"..tek..tek..tek..tek..", suara nyaring itu terdengar dari bilik kamar berukuran 3 X 4. "Ah, suara apa itu", tanyaku dalam sunyi. Aku hampir tak peduli. Tapi lama berselang, suara itu kembali terulang. Aku penasaran dan mencoba keluar. Persisi di sudut kamar, ku menoleh dari balik jendela di ketinggian lantai tiga.
Aku terkejut melihat seorang bapak, umurnya belum terlalu tua sekitar 50an tahun, sedang mendorong gerobak malam mengitari perumahan kost di sepanjang lorong ini. Tanya ku dalam hati, "adakah pembeli pada malam menjelang pagi ini".
Bagiku sebagai orang baru di kota ini, adalah sebuah pemandangan yang cukup aneh. Mungkin bagi teman-temanku lain barangkali sudah jadi hiburan tengah malam. Aku hendak mengambil ini menjadi sebuah renungan diri. Bahwa ternyata nasib di antara kita ditakdirkan beda oleh Tuhan. Banyak yang terjaga dalam tidur di tengah malam, tapi banyak pula yang harus pontang panting mencari nafkah.

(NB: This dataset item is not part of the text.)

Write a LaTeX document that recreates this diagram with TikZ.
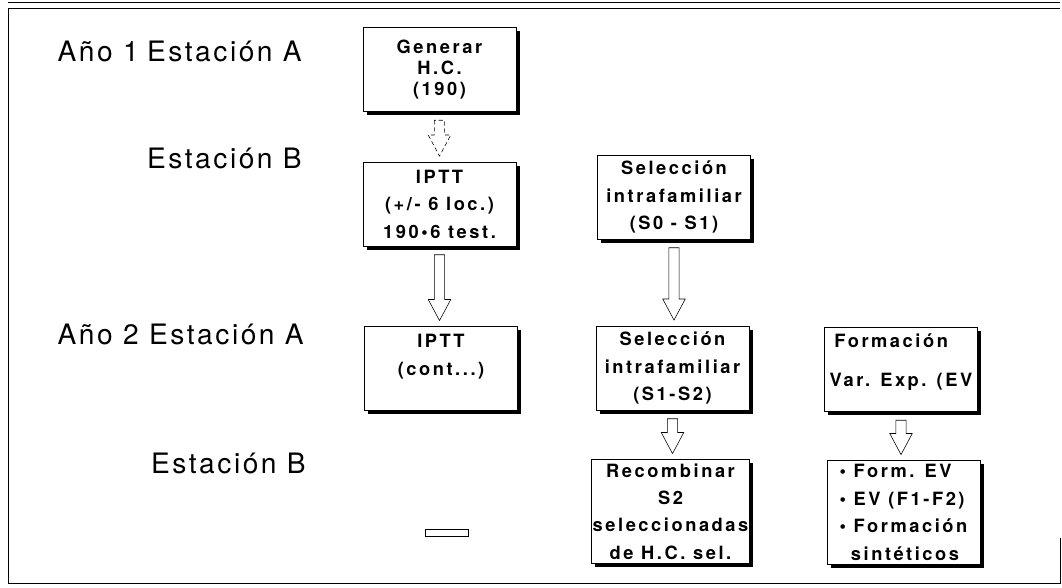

Sesekali mataku tertuju pada roda gerobak, karena kuingin tahu kemana arah yang hendak ia tujuh. Aku pun diam-diam melihat isi gerobak dari kejauhan. Oh, ternyata bapak tua setengah baya ini penjual nasi goreng keliling. Teman-teman selalu bercerita padaku tentang nasi gorong satelit. Ya, seperti sinyal. Karena ia ada di mana-mana.